Studies in Mysticism and Certain Aspects of the Secret Tradition, A.E. Waite
Waite’s Encyclopedia Entry
I believe Waite invented this term (secret doctrine of the union) as his way of naming the idea, because he wrote about it several times, but it does not appear referenced in many other sources. The quoted material is taken from the New Encyclopedia of Freemasonry, presented with commentary to help clarify what he is saying, as I find some of his writing to be fairly opaque.
There is a sense – though partial and external – in which the life of sacramentalism is a life of sorcery, for man appears to be sustained, developed and advanced as if under terms of enchantment. He is as one who is given, for example, a white stone, who is told that it is the Bread of Angels, and he receives it as Angels’ Bread.

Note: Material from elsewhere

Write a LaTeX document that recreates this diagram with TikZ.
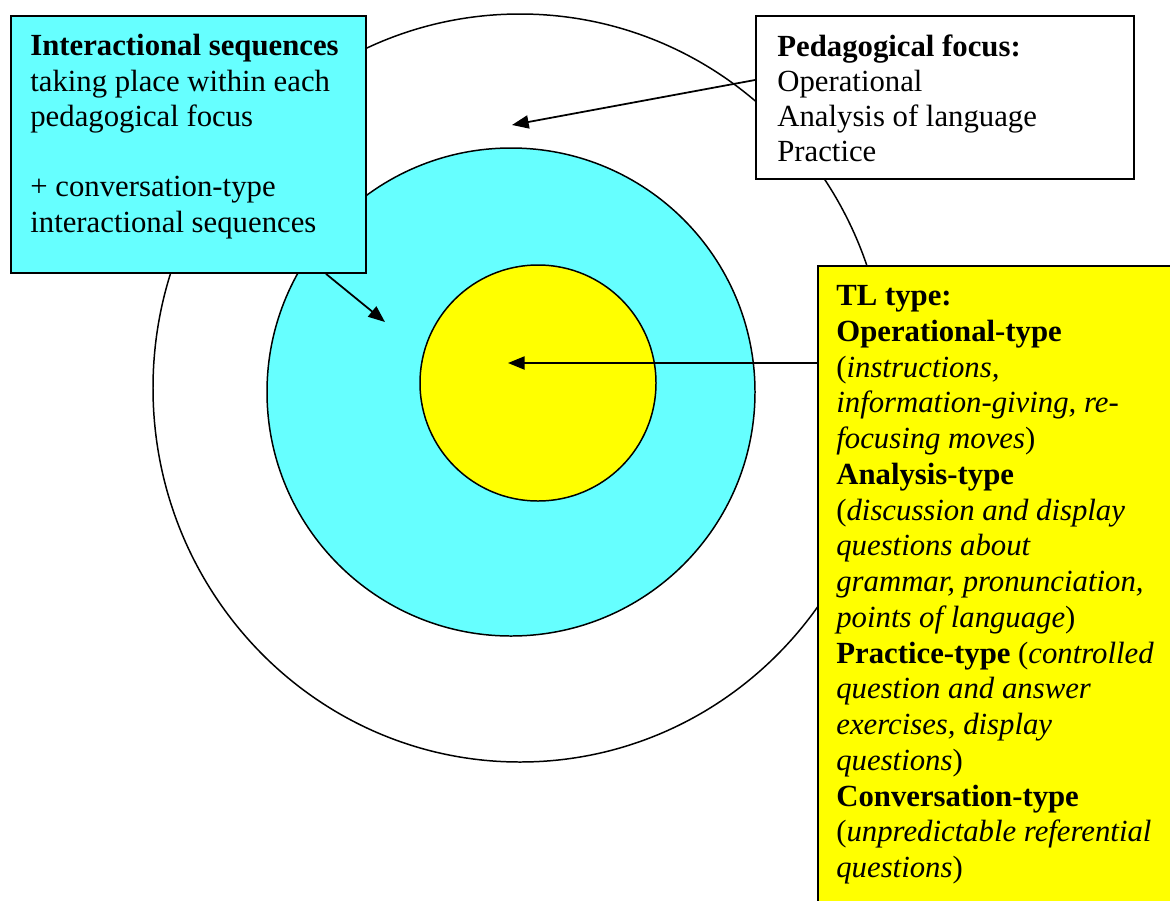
\documentclass[tikz,border=0pt]{standalone}
\usepackage{fontspec}
\setmainfont{Liberation Serif}
\usetikzlibrary{arrows.meta,calc}
\definecolor{RingClr}{rgb}{0.4,1,1}
\definecolor{CoreClr}{rgb}{1,1,0}
\tikzset{
  boxshape/.style={draw=black,line width=1.1pt,rectangle,inner sep=0pt,anchor=north west},
  boxtext/.style={anchor=north west,inner sep=0pt,align=left,font=\fontsize{17.5}{20.1}\selectfont},
  pointer/.style={line width=1pt,-{Triangle[length=9.5pt,width=7.5pt]}}
}

\begin{document}
\begin{tikzpicture}[x=0.02cm,y=-0.02cm]
\clip (0,0) rectangle (1170,900);

% rings
\draw[line width=0.85pt] (520,388) ellipse [x radius=367,y radius=374];
\draw[line width=0.85pt,fill=RingClr] (511,392) circle [radius=244];
\draw[line width=0.85pt,fill=CoreClr] (538,383) circle [radius=118];

% boxes
\node[boxshape,fill=RingClr,minimum width=7.1cm,minimum height=5.14cm] (seqbox) at (10,15) {};
\node[boxtext] (seqtext) at ($(seqbox.north west)+(20,19)$) {\textbf{Interactional sequences}\\taking place within each\\pedagogical focus\\[20.1pt]+ conversation-type\\interactional sequences};

\node[boxshape,fill=white,minimum width=7.56cm,minimum height=3.26cm] (focusbox) at (755,15) {};
\node[boxtext] (focustext) at ($(focusbox.north west)+(22,19)$) {\textbf{Pedagogical focus:}\\Operational\\Analysis of language\\Practice};

\node[boxshape,fill=CoreClr,minimum width=7.3cm,minimum height=12.9cm] (tlbox) at (817,265) {};
\node[boxtext,font=\fontsize{17.5}{20.35}\selectfont] (tltext) at ($(tlbox.north west)+(19,20)$) {\textbf{TL type:}\\
\textbf{Operational-type}\\
(\textit{instructions,}\\
\textit{information-giving, re-}\\
\textit{focusing moves})\\
\textbf{Analysis-type}\\
(\textit{discussion and display}\\
\textit{questions about}\\
\textit{grammar, pronunciation,}\\
\textit{points of language})\\
\textbf{Practice-type} (\textit{controlled}\\
\textit{question and answer}\\
\textit{exercises, display}\\
\textit{questions})\\
\textbf{Conversation-type}\\
(\textit{unpredictable referential}\\
\textit{questions})};

% arrows
\coordinate (focustip) at (512,125);
\coordinate (seqtip) at (385,322);
\coordinate (coretip) at (508,363);
\draw[pointer] ($(focusbox.north west)+(0,65)$) -- (focustip);
\draw[pointer] ($(seqbox.south west)+(316,0)$) -- (seqtip);
\draw[pointer] ($(tlbox.north west)+(0,98)$) -- (coretip);

\end{tikzpicture}
\end{document}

He is given the natural pageantry of a highly colored world, full of tinctures and emblazonment; it is offered to him as reality; he has accepted it as reality accordingly for myriad of years.
To begin, Waite compares sacrament and ritual to sorcery. Man is sustained by it, but in a spiritual way. It appears like sorcery because it is as surprising as giving someone a rock, telling them it is bread, and the person actually being able to survive on it! The world of ritual and sacrament is a “highly colored world” and comes with many outwardly visible trappings, which on the surface, many men accept for long periods of time.
And finally, since the sphere of Ritual is also a sphere of sorcery, on proceeding to initiation he is given the symbol ABRACADABRA, with the secret variants and substitutes thereof, and is told that it is the True Word.
The reference to the True Word here is notable; candidates are given some kind of secret, or things which can be substituted for it. These secrets are akin to sorcery themselves. The word ABRACADABRA has uncertain origins, but what it originally meant is less important than what spiritual practitioners think it means and how they apply it. Probably the best description of this word is “I will create as I speak“. If a person had such a secret, and they could create a form of spiritual reality as they spoke, this would indeed be powerful.
In a deeper aspect, however, we know that sacraments – which are neither two only nor seven, but a thousand times ten thousand, a multitude which no man can number – are outwards signs of inward grace and channels for the communication of grace.
Here, Waite is clearly referring to a great collection of different schools and esoteric traditions. When using the term sacrament he is sweeping in all of those different traditions, and unifying them under the notion of ways to experience and communicate grace.
An immanent reality testifies beyond the glorious pageant of the outward world; we have seen that he who is properly prepared to eat a crust of bread may partake – with Paracelsus – of all the stars and all the heavens; while some of the Instituted Mysteries which work in Ritual convey to those who can receive the hidden gospel of the soul’s path in God, from the life of separation to the mystical life of union.
Waite means here that the surface of the ritual and the secrets isn’t the reality. The “glorious pageant” of the outward world refers to the exoteric view of the world, what any person can see with their own eyes.
Earlier, he referred to a white stone as being “Angels’ Bread”. Here it comes up again, and to be “properly prepared to partake to eat a crust of bread” means to understand the ritual for its esoteric / inner meaning, in contrast with the outward pageantry. If a person can do this, they can partake of all of the stars and heavens, which I read to mean understanding the wider universe esoterically. Paracelsus was a 16th century philosopher and alchemist who was very influential on Rosicrucianism, one of the many esoteric traditions that Waite was familiar with and that he would have been referring to with this passage.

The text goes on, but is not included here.